David Grossman, the acclaimed Israeli author, has been announced as the winner of this year’s Israel Prize for Literature.
Naftali Bennett, Israel’s Minister of Education, made the announcement in a tweet on Monday morning.
התרגשתי מאד לבשר זה עתה לדוד גרוסמן על זכייתו בפרס ישראל לספרות בשנתה ה70 של מדינת ישראל.
— Naftali Bennett בנט (@naftalibennett) February 12, 2018
גרוסמן הוא אחד הקולות המרגשים, העמוקים והמשפיעים בספרות הישראלית.
בחכמת לב עמוקה, ברגישות אנושית ובלשון ייחודית הוא הפך ליוצר בעל שם בינלאומי.
זכינו שהוא משלנו.
אכן, מישהו לרוץ איתו.
"A short while ago I informed David Grossman he would be awarded the Israel Prize on the country’s 70th anniversary," Mr Bennett said in a later statement.
"He was very moved, as was I.
"Grossman is one of the most moving, profound and influential voices in Israeli literature.
"With great wisdom, human sensitivity and a unique language he became a world-renowned author."
Mr Grossman has previously won Israel’s Bernstein prize twice, as well as the JQ Wingate Prize in 2004 and 2011 for his books Someone to Run With and To the End of the Land.
Last year he won the International Man Booker Prize for his book A Horse Walks into a Bar, which was praised by the chair of the judges panel for its “willingness to take emotional as well as stylistic risks: every sentence counts, every word matters in this supreme example of the writer’s craft.”
An outspoken left-wing peace activist, Mr Grossman lost his son Uri, an Israeli tank commander, during the 2006 Lebanon War.
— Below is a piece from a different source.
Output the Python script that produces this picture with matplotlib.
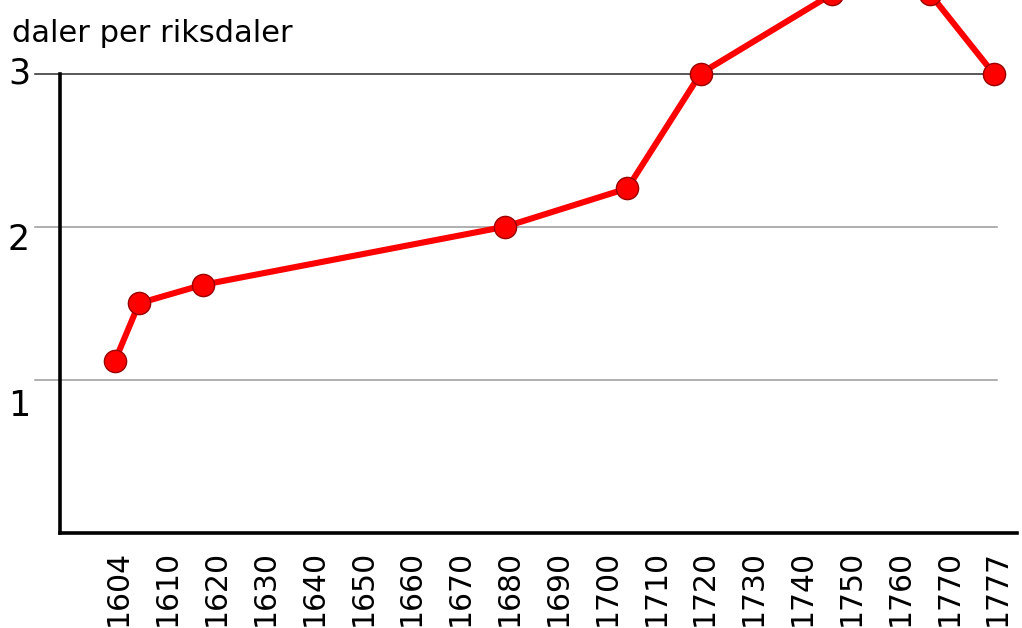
import numpy as np
import matplotlib
matplotlib.use("Agg")
import matplotlib.pyplot as plt
from matplotlib.transforms import offset_copy

# ---- data ----
tick_years = [1604, 1610, 1620, 1630, 1640, 1650, 1660, 1670, 1680, 1690,
              1700, 1710, 1720, 1730, 1740, 1750, 1760, 1770, 1777]
point_years = [1604, 1607, 1618, 1680, 1705, 1720, 1747, 1767, 1777]
daler_per_riksdaler = [1.12, 1.5, 1.62, 2.0, 2.25, 3.0, 3.52, 3.52, 3.0]
y_ticks = [1, 2, 3]
y_label = "daler per riksdaler"

plt.rcParams['font.family'] = ['DejaVu Sans']

W, H = 1022, 628
fig = plt.figure(figsize=(W / 100, H / 100), dpi=100)
ax_left, ax_right, ax_bottom = 60, 1017, 533
ax = fig.add_axes([ax_left / W, (H - ax_bottom) / H, (ax_right - ax_left) / W, ax_bottom / H])

# category-like scale: each tick year at an equally spaced slot
tick_pos = np.arange(len(tick_years))
x_pos = np.interp(point_years, tick_years, tick_pos)

ax.plot(x_pos, daler_per_riksdaler, color='#ff0000', lw=4.4, zorder=3,
        marker='o', markersize=16, markerfacecolor='#ff0000',
        markeredgecolor='#9a0000', markeredgewidth=1.0)

ax.set_xlim(-1.12, 18.48)
ax.set_ylim(0, 3.48)

# gridlines
for v in y_ticks:
    col = '#2a2a2a' if v == 3 else '#9a9a9a'
    ax.axhline(v, xmin=(35 - ax_left) / (ax_right - ax_left),
               xmax=(997 - ax_left) / (ax_right - ax_left),
               color=col, lw=1.1, zorder=1, clip_on=False)

# spines
for s in ['top', 'right']:
    ax.spines[s].set_visible(False)
ax.spines['left'].set_linewidth(2.6)
ax.spines['bottom'].set_linewidth(2.6)
ax.spines['left'].set_bounds(0, 3)
ax.spines['left'].set_zorder(2)

ax.set_xticks(tick_pos)
ax.set_xticklabels([str(y) for y in tick_years], rotation=90, fontsize=21.5,
                   va='top', ha='center')
ax.tick_params(axis='x', length=0, pad=12)
for lbl in ax.get_xticklabels():
    lbl.set_transform(offset_copy(lbl.get_transform(), fig=fig, x=4, y=0, units='dots'))

ax.set_yticks([])
y_offsets = {1: -26, 2: -13, 3: 0}
for v in y_ticks:
    ax.annotate(str(v), xy=(8, v), xycoords=('figure pixels', 'data'),
                xytext=(0, y_offsets[v]), textcoords='offset pixels',
                ha='left', va='center', fontsize=25, annotation_clip=False)

fig.text(12 / W, 1 - 42 / H, y_label, fontsize=22, ha='left', va='baseline')

fig.savefig('out.png', dpi=100)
He later wrote about his son in his novel Falling Out of Time.
Regarding his activism and link to the Lebanon war, Mr Grossman told The Guardian in 2010 that “there were people who stereotyped me, who considered me this naive leftist who would never send his own children into the army, who didn't know what life was made of.
“I think those people were forced to realise that you can be very critical of Israel and yet still be an integral part of it; I speak as a reservist in the Israeli army myself.”